§ Raw records
○ ○ ○ ○ ○
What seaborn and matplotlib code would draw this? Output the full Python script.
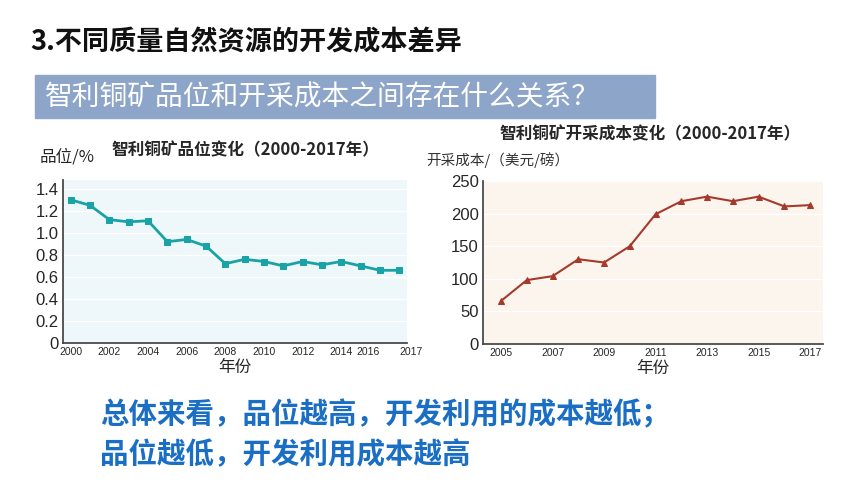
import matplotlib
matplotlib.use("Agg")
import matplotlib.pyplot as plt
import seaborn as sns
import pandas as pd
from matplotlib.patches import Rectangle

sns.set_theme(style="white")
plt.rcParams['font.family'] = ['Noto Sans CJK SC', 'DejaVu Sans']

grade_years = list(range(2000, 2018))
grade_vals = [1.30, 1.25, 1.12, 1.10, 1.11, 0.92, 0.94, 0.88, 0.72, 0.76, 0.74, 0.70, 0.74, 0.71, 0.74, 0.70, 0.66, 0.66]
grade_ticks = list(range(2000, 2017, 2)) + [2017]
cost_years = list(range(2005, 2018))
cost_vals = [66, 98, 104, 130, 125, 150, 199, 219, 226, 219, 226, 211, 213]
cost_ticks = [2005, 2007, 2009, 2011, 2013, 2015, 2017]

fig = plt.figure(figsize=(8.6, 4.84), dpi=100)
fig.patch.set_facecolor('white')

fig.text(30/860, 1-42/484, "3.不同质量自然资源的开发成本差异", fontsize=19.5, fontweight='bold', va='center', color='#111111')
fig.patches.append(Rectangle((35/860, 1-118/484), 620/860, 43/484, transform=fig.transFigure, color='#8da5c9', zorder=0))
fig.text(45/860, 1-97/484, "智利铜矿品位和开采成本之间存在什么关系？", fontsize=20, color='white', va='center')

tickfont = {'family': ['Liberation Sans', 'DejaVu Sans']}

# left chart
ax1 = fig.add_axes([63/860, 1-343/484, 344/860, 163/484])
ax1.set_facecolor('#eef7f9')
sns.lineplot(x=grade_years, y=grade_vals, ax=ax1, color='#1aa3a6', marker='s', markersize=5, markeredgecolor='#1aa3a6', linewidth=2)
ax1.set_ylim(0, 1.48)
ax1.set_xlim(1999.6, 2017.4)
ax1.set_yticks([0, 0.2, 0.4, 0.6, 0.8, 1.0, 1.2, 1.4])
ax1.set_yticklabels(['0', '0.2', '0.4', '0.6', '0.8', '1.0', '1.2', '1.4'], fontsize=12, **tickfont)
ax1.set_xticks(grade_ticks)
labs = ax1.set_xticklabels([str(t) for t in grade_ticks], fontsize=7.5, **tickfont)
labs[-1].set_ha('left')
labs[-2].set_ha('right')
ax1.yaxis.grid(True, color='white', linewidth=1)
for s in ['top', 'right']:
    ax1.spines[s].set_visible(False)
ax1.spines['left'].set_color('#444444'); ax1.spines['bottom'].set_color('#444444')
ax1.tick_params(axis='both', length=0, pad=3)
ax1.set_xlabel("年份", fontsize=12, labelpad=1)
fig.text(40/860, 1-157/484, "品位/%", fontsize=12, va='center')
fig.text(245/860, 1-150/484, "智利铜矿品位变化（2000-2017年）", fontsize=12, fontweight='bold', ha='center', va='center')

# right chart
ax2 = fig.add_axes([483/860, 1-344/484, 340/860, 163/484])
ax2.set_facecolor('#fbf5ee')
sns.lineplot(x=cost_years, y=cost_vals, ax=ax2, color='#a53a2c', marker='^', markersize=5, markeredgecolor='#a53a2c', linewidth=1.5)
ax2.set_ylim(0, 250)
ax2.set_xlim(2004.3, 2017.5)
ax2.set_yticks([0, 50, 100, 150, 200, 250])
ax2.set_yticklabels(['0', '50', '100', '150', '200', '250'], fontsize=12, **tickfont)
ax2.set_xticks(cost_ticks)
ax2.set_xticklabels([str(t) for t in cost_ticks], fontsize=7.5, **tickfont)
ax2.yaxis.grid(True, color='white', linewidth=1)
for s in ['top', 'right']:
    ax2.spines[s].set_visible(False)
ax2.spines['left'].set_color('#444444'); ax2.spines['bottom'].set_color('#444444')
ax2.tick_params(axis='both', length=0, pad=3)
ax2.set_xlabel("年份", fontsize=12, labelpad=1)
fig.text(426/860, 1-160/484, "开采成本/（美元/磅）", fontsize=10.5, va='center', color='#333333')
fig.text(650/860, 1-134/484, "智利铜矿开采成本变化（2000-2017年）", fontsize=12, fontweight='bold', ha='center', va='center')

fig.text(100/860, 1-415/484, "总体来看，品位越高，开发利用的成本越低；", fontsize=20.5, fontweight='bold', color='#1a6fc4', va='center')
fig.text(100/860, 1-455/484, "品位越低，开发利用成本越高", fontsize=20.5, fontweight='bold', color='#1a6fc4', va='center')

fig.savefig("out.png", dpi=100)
○ ○ ○ ○ ○
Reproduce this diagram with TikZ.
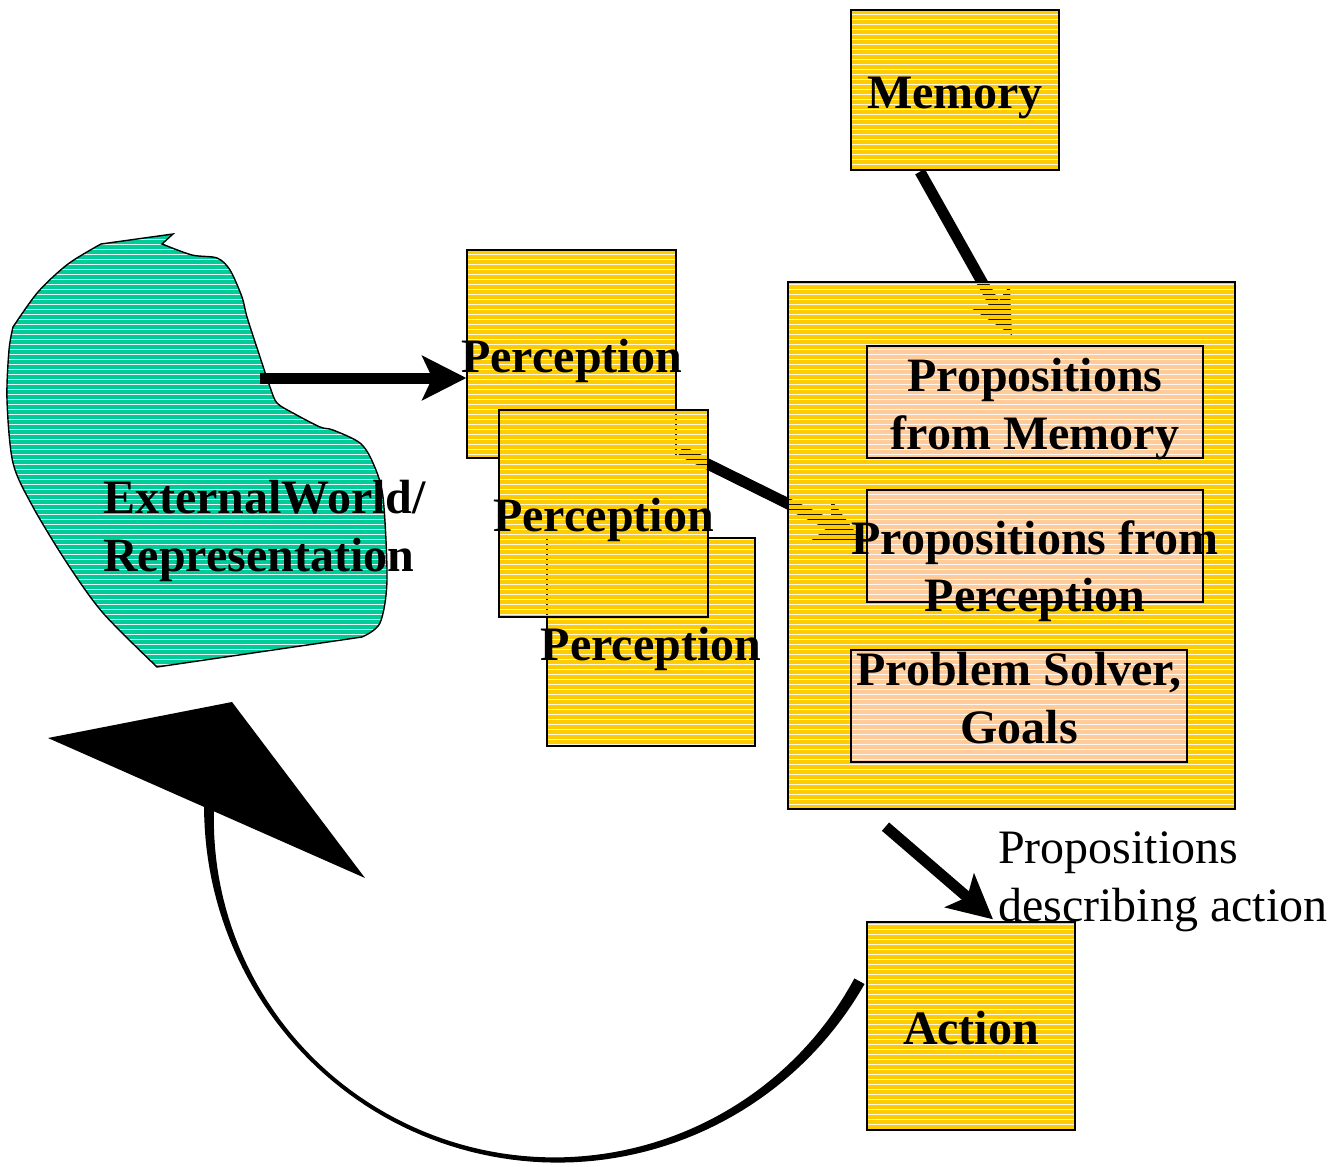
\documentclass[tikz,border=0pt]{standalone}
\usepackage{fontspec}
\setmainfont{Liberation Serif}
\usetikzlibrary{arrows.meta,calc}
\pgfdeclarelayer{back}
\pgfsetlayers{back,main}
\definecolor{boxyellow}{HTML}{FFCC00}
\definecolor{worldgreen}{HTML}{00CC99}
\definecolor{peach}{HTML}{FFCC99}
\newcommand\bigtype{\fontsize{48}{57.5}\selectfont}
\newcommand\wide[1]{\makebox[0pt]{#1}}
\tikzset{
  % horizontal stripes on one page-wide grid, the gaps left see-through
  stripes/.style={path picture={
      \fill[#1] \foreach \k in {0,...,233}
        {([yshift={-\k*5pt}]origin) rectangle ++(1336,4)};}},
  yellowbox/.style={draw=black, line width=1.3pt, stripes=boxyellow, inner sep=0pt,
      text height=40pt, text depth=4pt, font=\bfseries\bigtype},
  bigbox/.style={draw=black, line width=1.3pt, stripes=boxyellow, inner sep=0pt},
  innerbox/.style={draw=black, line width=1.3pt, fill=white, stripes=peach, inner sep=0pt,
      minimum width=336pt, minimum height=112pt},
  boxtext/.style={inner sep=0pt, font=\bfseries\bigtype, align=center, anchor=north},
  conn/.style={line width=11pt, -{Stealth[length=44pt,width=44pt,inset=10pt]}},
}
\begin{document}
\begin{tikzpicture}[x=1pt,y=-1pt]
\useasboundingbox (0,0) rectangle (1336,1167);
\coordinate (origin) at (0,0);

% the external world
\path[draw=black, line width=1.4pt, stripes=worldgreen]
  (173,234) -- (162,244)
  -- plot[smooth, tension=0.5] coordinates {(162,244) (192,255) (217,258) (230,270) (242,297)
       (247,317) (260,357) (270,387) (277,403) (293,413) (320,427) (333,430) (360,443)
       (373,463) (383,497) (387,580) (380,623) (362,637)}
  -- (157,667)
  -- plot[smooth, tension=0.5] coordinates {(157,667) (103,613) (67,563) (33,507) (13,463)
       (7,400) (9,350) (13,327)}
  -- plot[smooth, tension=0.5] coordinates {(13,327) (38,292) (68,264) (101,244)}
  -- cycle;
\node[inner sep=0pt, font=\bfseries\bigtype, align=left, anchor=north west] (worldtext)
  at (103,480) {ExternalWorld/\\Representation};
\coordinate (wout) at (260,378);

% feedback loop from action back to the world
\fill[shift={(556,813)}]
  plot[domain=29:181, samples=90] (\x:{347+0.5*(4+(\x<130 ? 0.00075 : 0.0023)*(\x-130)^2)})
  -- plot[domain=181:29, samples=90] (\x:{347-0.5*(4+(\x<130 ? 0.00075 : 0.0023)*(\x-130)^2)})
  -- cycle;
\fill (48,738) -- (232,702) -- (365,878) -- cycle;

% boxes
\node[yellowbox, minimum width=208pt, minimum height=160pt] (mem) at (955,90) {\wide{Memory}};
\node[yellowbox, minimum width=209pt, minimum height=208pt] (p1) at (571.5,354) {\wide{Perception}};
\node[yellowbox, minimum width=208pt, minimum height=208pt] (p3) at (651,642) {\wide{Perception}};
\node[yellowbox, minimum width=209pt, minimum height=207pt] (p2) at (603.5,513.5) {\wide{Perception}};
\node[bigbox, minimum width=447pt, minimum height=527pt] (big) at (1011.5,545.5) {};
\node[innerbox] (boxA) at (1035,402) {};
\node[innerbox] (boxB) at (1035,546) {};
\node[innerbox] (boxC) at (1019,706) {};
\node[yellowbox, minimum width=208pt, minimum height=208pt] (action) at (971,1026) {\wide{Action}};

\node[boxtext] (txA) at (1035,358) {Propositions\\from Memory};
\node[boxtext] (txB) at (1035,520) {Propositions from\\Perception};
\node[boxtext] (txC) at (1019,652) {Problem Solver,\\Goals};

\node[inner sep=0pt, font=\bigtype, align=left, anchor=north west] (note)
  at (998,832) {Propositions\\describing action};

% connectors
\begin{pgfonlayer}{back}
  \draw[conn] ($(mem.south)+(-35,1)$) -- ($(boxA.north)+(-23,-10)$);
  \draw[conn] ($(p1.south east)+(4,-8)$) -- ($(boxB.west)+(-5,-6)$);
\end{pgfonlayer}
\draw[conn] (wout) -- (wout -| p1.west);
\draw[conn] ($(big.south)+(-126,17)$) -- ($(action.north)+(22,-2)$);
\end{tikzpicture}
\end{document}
○ ○ ○ ○ ○
Exactly and only the lines from the line with "What seaborn and" to the line with "plt.rcParams['font.family'] = ['Noto", both ends included, should be echoed. Do not carry over the pictures.

What seaborn and matplotlib code would draw this? Output the full Python script.
import matplotlib
matplotlib.use("Agg")
import matplotlib.pyplot as plt
import seaborn as sns
import pandas as pd
from matplotlib.patches import Rectangle

sns.set_theme(style="white")
plt.rcParams['font.family'] = ['Noto Sans CJK SC', 'DejaVu Sans']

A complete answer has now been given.